Air quality is not the first factor typically considered when assessing matters like infrastructure and public health. However, global air quality statistics are truly shocking when it comes to their effects. In fact, 91% of the world’s population lives in locations where the WHO’s air quality guidelines are not met.
Air pollution is a crucial health challenge responsible for more than 4 million premature deaths worldwide and contributing to 300 billion euros in economic losses per year.
Unless action is taken, this global issue is only getting bigger as significant global dynamics like climate change and rapid and complex urbanization are only adding to the problem. Air pollution can have devastating effects on our environment, from crop yields to biodiversity and by degrading our infrastructure.
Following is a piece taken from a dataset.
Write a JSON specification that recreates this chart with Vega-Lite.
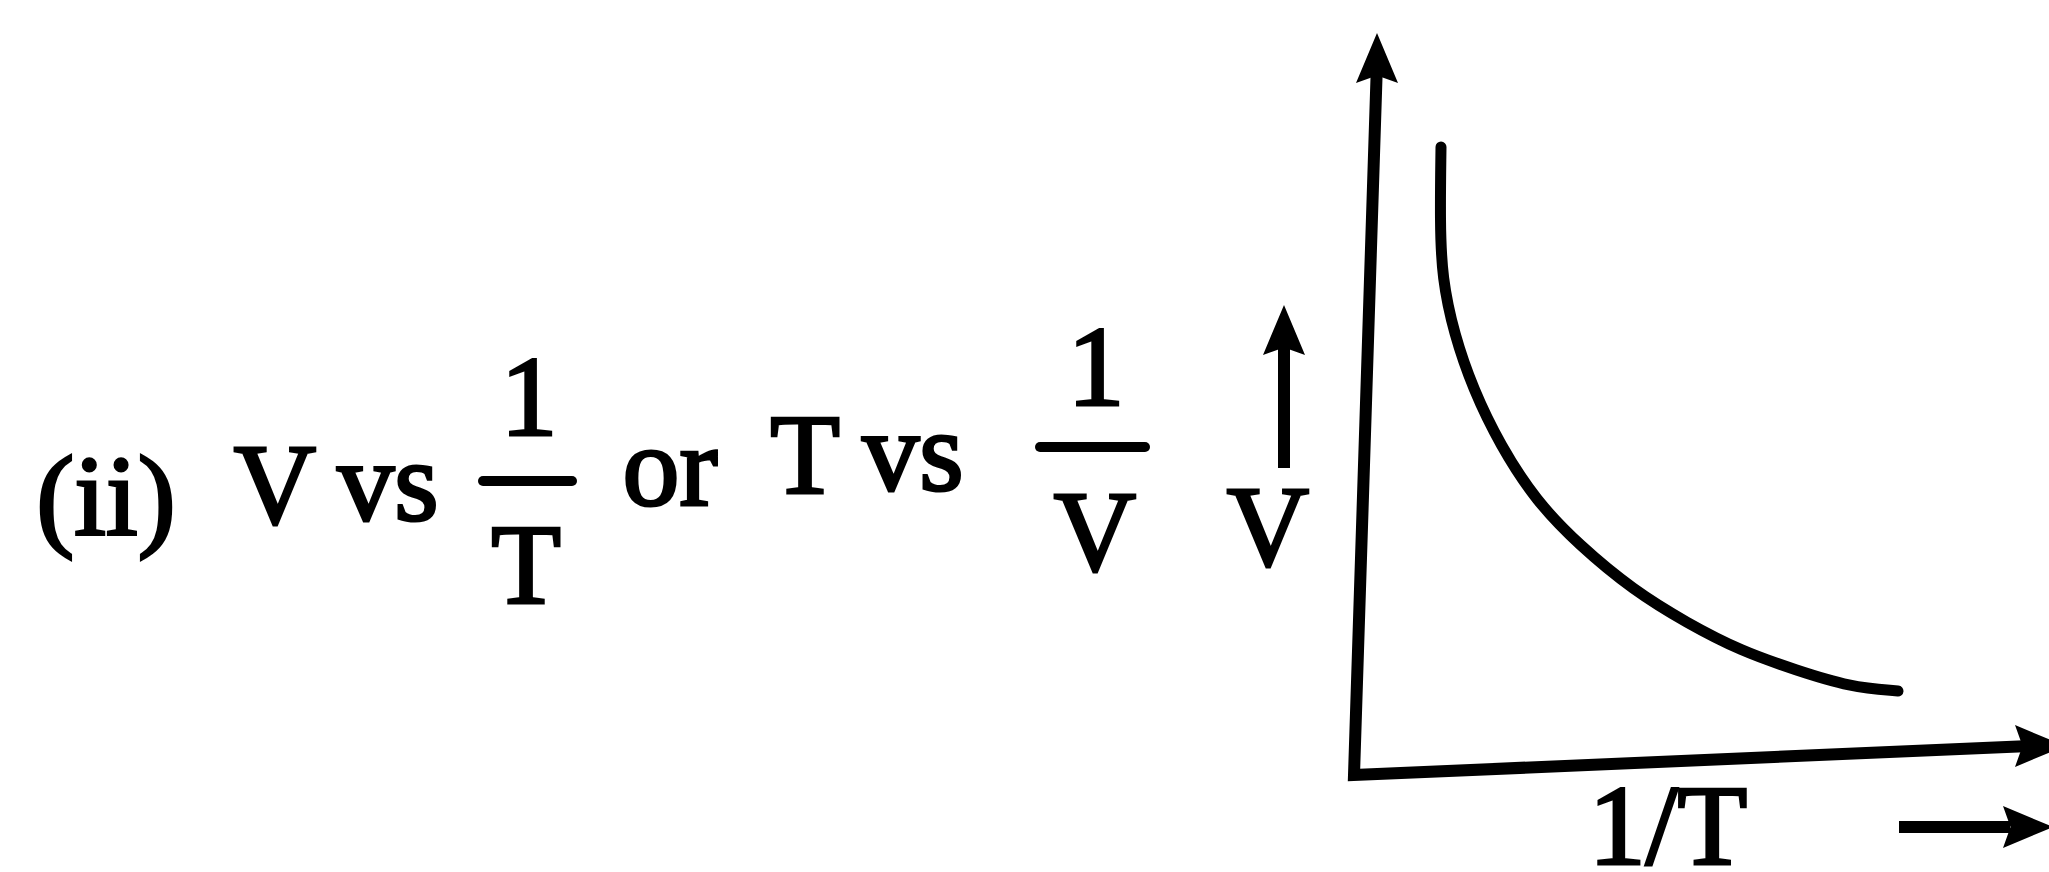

At the same time, we must also consider pollution’s effect on the air we breathe. The average adult takes in more than 7,500 litres of air each day. Contaminants in the air not only cause damage to our lungs, but recent research shows they can also harm most other organ systems.
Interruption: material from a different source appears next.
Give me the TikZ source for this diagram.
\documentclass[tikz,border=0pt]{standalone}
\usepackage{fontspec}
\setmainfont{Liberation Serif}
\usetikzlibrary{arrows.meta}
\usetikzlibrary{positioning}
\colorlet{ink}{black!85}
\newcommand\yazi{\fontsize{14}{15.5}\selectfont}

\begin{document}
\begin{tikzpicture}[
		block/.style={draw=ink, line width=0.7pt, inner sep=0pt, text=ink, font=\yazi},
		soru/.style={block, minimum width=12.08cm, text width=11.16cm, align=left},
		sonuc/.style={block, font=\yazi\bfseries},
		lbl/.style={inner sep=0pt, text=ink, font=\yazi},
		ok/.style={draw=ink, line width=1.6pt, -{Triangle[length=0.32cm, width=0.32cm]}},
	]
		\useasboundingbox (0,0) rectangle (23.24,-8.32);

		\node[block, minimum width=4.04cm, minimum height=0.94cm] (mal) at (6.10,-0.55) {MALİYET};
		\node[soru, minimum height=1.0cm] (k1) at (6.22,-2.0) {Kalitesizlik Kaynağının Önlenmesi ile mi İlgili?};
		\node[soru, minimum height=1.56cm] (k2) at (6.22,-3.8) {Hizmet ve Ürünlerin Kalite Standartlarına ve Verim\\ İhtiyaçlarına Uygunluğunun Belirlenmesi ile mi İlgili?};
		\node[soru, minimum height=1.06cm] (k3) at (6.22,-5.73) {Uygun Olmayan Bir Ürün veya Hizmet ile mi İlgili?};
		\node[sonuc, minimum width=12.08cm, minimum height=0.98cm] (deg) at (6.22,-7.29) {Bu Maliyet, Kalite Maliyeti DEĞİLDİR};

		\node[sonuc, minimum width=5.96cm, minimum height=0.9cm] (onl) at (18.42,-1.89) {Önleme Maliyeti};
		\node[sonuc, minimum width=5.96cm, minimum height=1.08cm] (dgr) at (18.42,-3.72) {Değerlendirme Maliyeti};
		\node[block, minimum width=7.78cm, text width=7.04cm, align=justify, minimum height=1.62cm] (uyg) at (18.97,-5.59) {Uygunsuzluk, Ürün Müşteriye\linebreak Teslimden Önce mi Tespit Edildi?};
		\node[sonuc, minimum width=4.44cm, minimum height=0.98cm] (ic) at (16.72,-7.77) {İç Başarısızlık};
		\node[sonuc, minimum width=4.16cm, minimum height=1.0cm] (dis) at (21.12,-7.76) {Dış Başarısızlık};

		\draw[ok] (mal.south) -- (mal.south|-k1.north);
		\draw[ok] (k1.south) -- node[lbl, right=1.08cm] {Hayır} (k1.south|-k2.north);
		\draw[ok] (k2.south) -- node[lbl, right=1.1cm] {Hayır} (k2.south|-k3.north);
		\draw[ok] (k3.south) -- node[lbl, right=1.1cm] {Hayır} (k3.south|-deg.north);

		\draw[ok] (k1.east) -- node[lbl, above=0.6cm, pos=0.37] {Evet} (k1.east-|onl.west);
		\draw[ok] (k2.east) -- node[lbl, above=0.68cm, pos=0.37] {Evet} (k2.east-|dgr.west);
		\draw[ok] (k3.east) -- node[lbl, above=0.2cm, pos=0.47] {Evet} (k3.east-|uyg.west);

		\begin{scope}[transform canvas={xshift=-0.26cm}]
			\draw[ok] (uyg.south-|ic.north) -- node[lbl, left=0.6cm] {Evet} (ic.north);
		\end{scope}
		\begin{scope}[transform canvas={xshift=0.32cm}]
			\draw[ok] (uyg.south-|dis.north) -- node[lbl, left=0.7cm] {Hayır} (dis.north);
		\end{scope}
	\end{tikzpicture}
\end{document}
Fortunately, with the right access to the right information, it is possible to become more informed, active, and invested in gaining a deeper connection between urban communities and the environment. This can open up new ways of thinking to enable dramatic societal outcomes that support an enhanced quality of life, safety, efficiency and sustainability in communities.
The first step to combatting this challenge is dependable air quality monitoring.
Although air quality monitoring itself does not reduce pollution, it can provide data to help decision-makers understand the risks their community is facing and develop a strategy for how to address air quality concerns.